海外情勢

中国、影響圏拡大へ「米抜き」経済圏に注力 李首相は「自由貿易の勝利」と強調

 【北京=三塚聖平】日中韓など15カ国がRCEPに署名したことで、域内で最大の経済規模を誇る中国はアジアでの影響力拡大を狙う。米国との対立長期化も見込まれる中で、貿易関係をてこに「仲間作り」を進めることは死活に関わる問題だからだ。一国主義を鮮明にしたトランプ米政権の隙を突く形で、中国は「米抜き」の経済圏の構築に力を入れている。

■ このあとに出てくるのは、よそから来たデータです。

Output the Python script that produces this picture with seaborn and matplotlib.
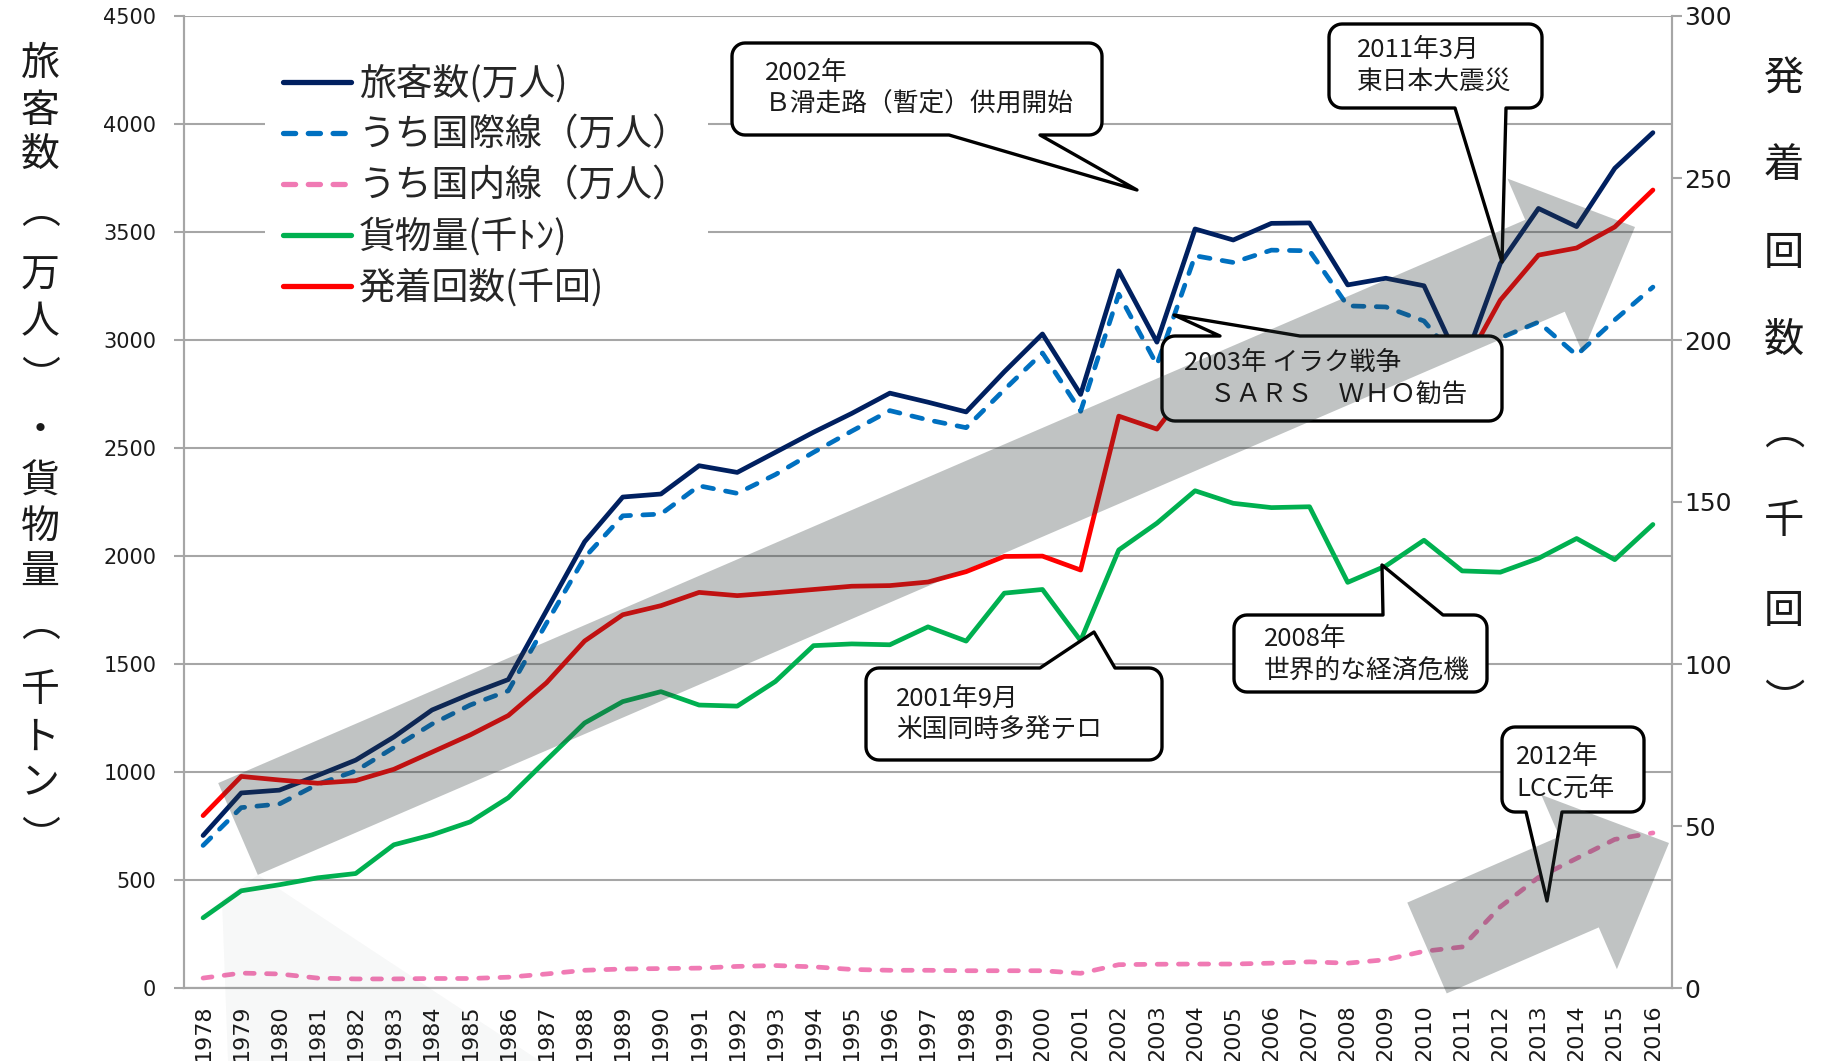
import numpy as np
import pandas as pd
import matplotlib
matplotlib.use("Agg")
import matplotlib.pyplot as plt
import seaborn as sns
from matplotlib.patches import Polygon
from matplotlib.lines import Line2D
from matplotlib import font_manager

# ---- data ----
years = list(range(1978, 2017))
passengers = [706, 903, 916, 984, 1055, 1162, 1287, 1361, 1428, 1747,
              2066, 2273, 2287, 2418, 2387, 2480, 2573, 2660, 2754, 2712,
              2667, 2853, 3028, 2748, 3320, 2990, 3514, 3463, 3540, 3542,
              3255, 3286, 3251, 2870, 3354, 3609, 3525, 3795, 3960]
international = [660, 835, 852, 943, 1005, 1113, 1222, 1310, 1376, 1689,
                 1993, 2186, 2194, 2325, 2290, 2377, 2480, 2578, 2673, 2630,
                 2594, 2770, 2940, 2670, 3212, 2885, 3390, 3359, 3416, 3413,
                 3158, 3153, 3088, 2880, 3009, 3083, 2930, 3093, 3245]
domestic = [46, 69, 65, 46, 42, 42, 44, 44, 50, 65,
            82, 88, 90, 92, 100, 104, 98, 86, 82, 82,
            80, 80, 80, 68, 108, 110, 111, 111, 115, 121,
            115, 131, 170, 190, 376, 512, 600, 688, 718]
cargo = [325, 450, 478, 510, 530, 663, 709, 769, 881, 1055,
         1227, 1326, 1372, 1310, 1305, 1419, 1585, 1593, 1589, 1672,
         1606, 1828, 1845, 1608, 2028, 2152, 2302, 2244, 2224, 2228,
         1878, 1954, 2073, 1931, 1925, 1989, 2081, 1983, 2146]
movements = [53.2, 65.3, 64.2, 63.2, 64.0, 67.5, 72.8, 78.1, 84.1, 94.2,
             107.1, 115.2, 118.0, 122.1, 121.1, 122.0, 123.0, 124.0, 124.2, 125.3,
             128.5, 133.2, 133.3, 129.0, 176.5, 172.5, 187.8, 187.1, 194.5, 194.0,
             194.5, 186.3, 191.2, 191.0, 212.3, 226.2, 228.4, 234.9, 246.3]

labels = ["旅客数(万人)", "うち国際線（万人）", "うち国内線（万人）", "貨物量(千ﾄﾝ)", "発着回数(千回)"]
colors = ["#002060", "#0070c0", "#f07ab4", "#00b050", "#ff0000"]

callouts = [
    ("2002年\nＢ滑走路（暫定）供用開始", (732, 43, 1102, 135), "bottom", (949, 1040), (1137, 190), (765, 73)),
    ("2011年3月\n東日本大震災", (1329, 24, 1542, 108), "bottom", (1455, 1506), (1502, 262), (1357, 50)),
    ("2003年 イラク戦争\n　ＳＡＲＳ　ＷＨＯ勧告", (1162, 336, 1502, 421), "top", (1220, 1300), (1174, 315), (1184, 363)),
    ("2001年9月\n米国同時多発テロ", (866, 668, 1162, 760), "top", (1040, 1115), (1094, 632), (896, 699)),
    ("2008年\n世界的な経済危機", (1234, 615, 1487, 692), "top", (1383, 1443), (1382, 565), (1264, 639)),
    ("2012年\nLCC元年", (1502, 727, 1644, 812), "bottom", (1526, 1562), (1547, 901), (1516, 757)),
]

W, H = 1836, 1061

sns.set_theme(style="white")
plt.rcParams["font.family"] = ["Noto Sans CJK JP", "DejaVu Sans"]

fig = plt.figure(figsize=(W / 100, H / 100), dpi=100)
ax = fig.add_axes([184 / W, 1 - 988 / H, (1672 - 184) / W, (988 - 16) / H])
ax2 = ax.twinx()

x = np.arange(len(years))
lw = 3.4
sns.lineplot(x=x, y=passengers, ax=ax, color=colors[0], lw=lw, solid_capstyle="round", zorder=4)
sns.lineplot(x=x, y=international, ax=ax, color=colors[1], lw=lw,
             linestyle=(0, (2.3, 2.6)), dash_capstyle="round", zorder=4)
sns.lineplot(x=x, y=domestic, ax=ax, color=colors[2], lw=lw,
             linestyle=(0, (1.9, 2.6)), dash_capstyle="round", zorder=4)
sns.lineplot(x=x, y=cargo, ax=ax, color=colors[3], lw=lw, solid_capstyle="round", zorder=4)
sns.lineplot(x=x, y=movements, ax=ax2, color=colors[4], lw=lw, solid_capstyle="round", zorder=4)
for a in (ax, ax2):
    if a.get_legend():
        a.get_legend().remove()

grid_c = "#a6a6a6"
ax.set_xlim(-0.5, len(years) - 0.5)
ax.set_ylim(0, 4500)
ax2.set_ylim(0, 300)
ax.set_yticks(range(0, 4501, 500))
ax2.set_yticks(range(0, 301, 50))
ax.yaxis.grid(True, color=grid_c, lw=1.5)
ax.set_axisbelow(True)
ax.set_xlabel("")
ax.set_ylabel("")
ax2.set_ylabel("")

for a in (ax, ax2):
    a.spines["top"].set_visible(False)
    for side in ("left", "right", "bottom"):
        a.spines[side].set_color(grid_c)
        a.spines[side].set_linewidth(1.5)

names = {f.name for f in font_manager.fontManager.ttflist}
if "Liberation Sans Narrow" in names:
    left_font, left_size = "Liberation Sans Narrow", 19
else:
    left_font, left_size = "DejaVu Sans", 15

ax.set_xticks(x)
ax.set_xticklabels([str(y) for y in years], rotation=90, family="DejaVu Sans",
                   fontsize=16, color="#1a1a1a")
ax.set_xticks(np.arange(-0.5, len(years), 1), minor=True)
ax.tick_params(axis="x", which="major", length=0, pad=12)
ax.tick_params(axis="x", which="minor", length=7, width=1.5, color=grid_c, direction="out")
ax.tick_params(axis="y", length=7, width=1.5, color=grid_c, direction="out", pad=13,
               left=True)
for t in ax.get_yticklabels():
    t.set_family(left_font)
    t.set_fontsize(left_size)
    t.set_color("#1a1a1a")
ax2.tick_params(axis="y", length=7, width=1.5, color=grid_c, direction="out", pad=2,
                right=True)
for t in ax2.get_yticklabels():
    t.set_family("DejaVu Sans")
    t.set_fontsize(18)
    t.set_color("#1a1a1a")

# legend
handles = [
    Line2D([], [], color=colors[0], lw=3.8),
    Line2D([], [], color=colors[1], lw=3.8, ls=(0, (2.3, 2.4)), dash_capstyle="round"),
    Line2D([], [], color=colors[2], lw=3.8, ls=(0, (2.3, 2.4)), dash_capstyle="round"),
    Line2D([], [], color=colors[3], lw=3.8),
    Line2D([], [], color=colors[4], lw=3.8),
]
leg = ax2.legend(handles, labels, loc="upper left", bbox_to_anchor=(265 / W, 1 - 46 / H),
                 bbox_transform=fig.transFigure, frameon=True, facecolor="white",
                 edgecolor="none", framealpha=1, fancybox=False, fontsize=26.5,
                 handlelength=1.85, handletextpad=0.2, labelspacing=0.33,
                 borderpad=0.5, borderaxespad=0)
for t in leg.get_texts():
    t.set_color("#262626")


def fp(px, py):
    return (px / W, 1 - py / H)


def bubble(box, side, base, tip, r=13):
    x0, y0, x1, y1 = box
    def arc(cx, cy, a0, a1):
        t = np.radians(np.linspace(a0, a1, 10))
        return [(cx + r * np.cos(v), cy + r * np.sin(v)) for v in t]
    pts = [(x0 + r, y0)]
    if side == "top":
        pts += [(base[0], y0), tip, (base[1], y0)]
    pts += [(x1 - r, y0)] + arc(x1 - r, y0 + r, -90, 0)
    pts += arc(x1 - r, y1 - r, 0, 90)
    if side == "bottom":
        pts += [(base[1], y1), tip, (base[0], y1)]
    pts += arc(x0 + r, y1 - r, 90, 180)
    pts += arc(x0 + r, y0 + r, 180, 270)
    return [fp(*p) for p in pts]


def arrow(tail, tip, w=100, hw=190, hl=98):
    t = np.array(tail, float)
    p = np.array(tip, float)
    u = (p - t) / np.linalg.norm(p - t)
    n = np.array([-u[1], u[0]])
    b = p - u * hl
    pts = [t + n * w / 2, b + n * w / 2, b + n * hw / 2, p,
           b - n * hw / 2, b - n * w / 2, t - n * w / 2]
    return [fp(*q) for q in pts]


for text, box, side, base, tip, tpos in callouts:
    fig.add_artist(Polygon(bubble(box, side, base, tip), closed=True, fc="white",
                           ec="black", lw=2.4, joinstyle="round",
                           transform=fig.transFigure, zorder=5))
    first, second = text.split("\n")
    fig.text(*fp(*tpos), first, fontsize=18.5, color="#1a1a1a",
             ha="left", va="center", zorder=8)
    fig.text(*fp(tpos[0], tpos[1] + 32), second, fontsize=18.5,
             color="#1a1a1a", ha="left", va="center", zorder=8)

# faint reflection under the big arrow tail
fig.add_artist(Polygon([fp(258, 875), fp(222, 900), fp(228, 1061), fp(540, 1061)],
                       closed=True, fc="#2f3a3a", alpha=0.035, ec="none",
                       transform=fig.transFigure, zorder=5.5))
fig.add_artist(Polygon(arrow((238, 829), (1635, 227)), closed=True, fc="#2f3a3a",
                       alpha=0.3, ec="none", transform=fig.transFigure, zorder=6))
fig.add_artist(Polygon(arrow((1427, 948), (1669, 843), w=99), closed=True, fc="#2f3a3a",
                       alpha=0.3, ec="none", transform=fig.transFigure, zorder=6))

# vertical axis titles
left_chars = ["旅", "客", "数", "︵", "万", "人", "︶", "・", "貨", "物", "量", "︵", "千", "ト", "ン", "︶"]
left_y = [64, 111, 156, 212, 276, 322, 378, 431, 482, 527, 572, 625, 690, 738, 783, 838]
for c, yy in zip(left_chars, left_y):
    fig.text(*fp(40, yy), c, fontsize=28, color="#1a1a1a", ha="center", va="center")
right_chars = ["発", "着", "回", "数", "︵", "千", "回", "︶"]
right_y = [79, 165, 253, 340, 432, 521, 611, 702]
for c, yy in zip(right_chars, right_y):
    fig.text(*fp(1784, yy), c, fontsize=29, color="#1a1a1a", ha="center", va="center")

fig.savefig("out.png", dpi=100, facecolor="white")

 「東アジアの地域協力で象徴的な意義を持つだけでなく、多国間主義と自由貿易の勝利でもある」

 中国の李克強首相は15日、テレビ会議方式で開かれたRCEPの首脳会合でこう意義を強調した。国営新華社通信は評論で「中国の発展と開放の恩恵をさらに共有することをASEAN側は広く期待している」と主張しており、RCEPをてこに域内における経済・貿易上の影響力を拡大させるものとみられる。

 中国が強く意識しているのは米国の存在だ。対中強硬姿勢を強めるトランプ政権は、中国製通信機器の排除を各国に求めるなど「中国包囲網」の形成を呼び掛けてきた。ただ、貿易面では環太平洋戦略的経済連携協定(TPP)から離脱するなど米国は自ら影響力をそいでいるのが現状だ。香港メディア「香港01」は「RCEP署名は、トランプ政権の対中貿易封じ込めが失敗寸前であることを示した」との見方を示す。

 対米関係悪化の長期化もにらみ、中国は自国の影響が及ぶ経済圏をさらに広げる構えだ。10月下旬に開かれた共産党の重要会議では「多国間や2国間の投資・貿易協力に積極的に参加する」との方針が確認された。日中外交筋によると、中国は日中韓自由貿易協定(FTA)の交渉加速に意欲を見せるほか、TPPへの参加可能性も探っている。